Another thing I’d like to do is limit my time on social media. I can’t count how many times a day I look at Facebook or Twitter. A lot of that right now is due to the fact that my job isn’t anywhere near as stimulating as it could be, and sometimes all I’ve got to do on a given afternoon is bounce around various internet sites (I know this sounds really awesome, but it is actually really sucky).
Regardless of why I may or may not log into Facebook, I think it’s negatively affecting my well-being. The current political climate is awful, and being bombarded with it day in and day out is exhausting and frustrating. I’d love to just delete my account and be done with it, but it’s starting to feel like social media is inescapable.
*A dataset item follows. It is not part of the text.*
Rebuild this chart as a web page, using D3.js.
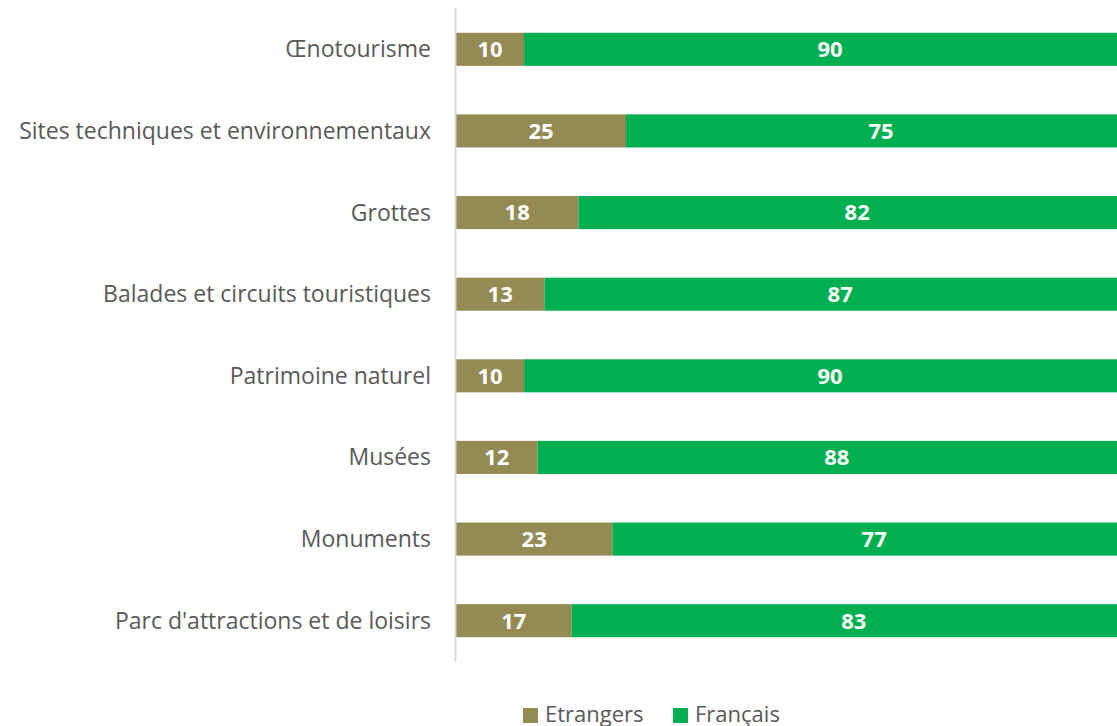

Many of my friends exclusively use Facebook as a way of inviting folks to parties, or notifying people of big life events. Many theatre groups that I work with or want to work with post audition information in Facebook groups, but not really anywhere else. Or post their rehearsal schedules in Facebook groups rather than via email. I worry that completely leaving Facebook will cause me to miss out on various opportunities.
While I wish it were possible for me to self-limit and just not check these sites so many times a day, experience has shown that to be impossible. I catch myself involuntarily reaching for my phone umpteen times a day “just to check.” Or because I’m bored for 2.5 seconds. Or to avoid making conversation. I think the next step will be deleting the Facebook and Twitter apps from my phone. If they’re not right in front of my face, and the apps aren’t ready to pop open at will or taunt me with notifications, hopefully there will be less temptation.
Do you find you have an addictive relationship with social media and/or your phone?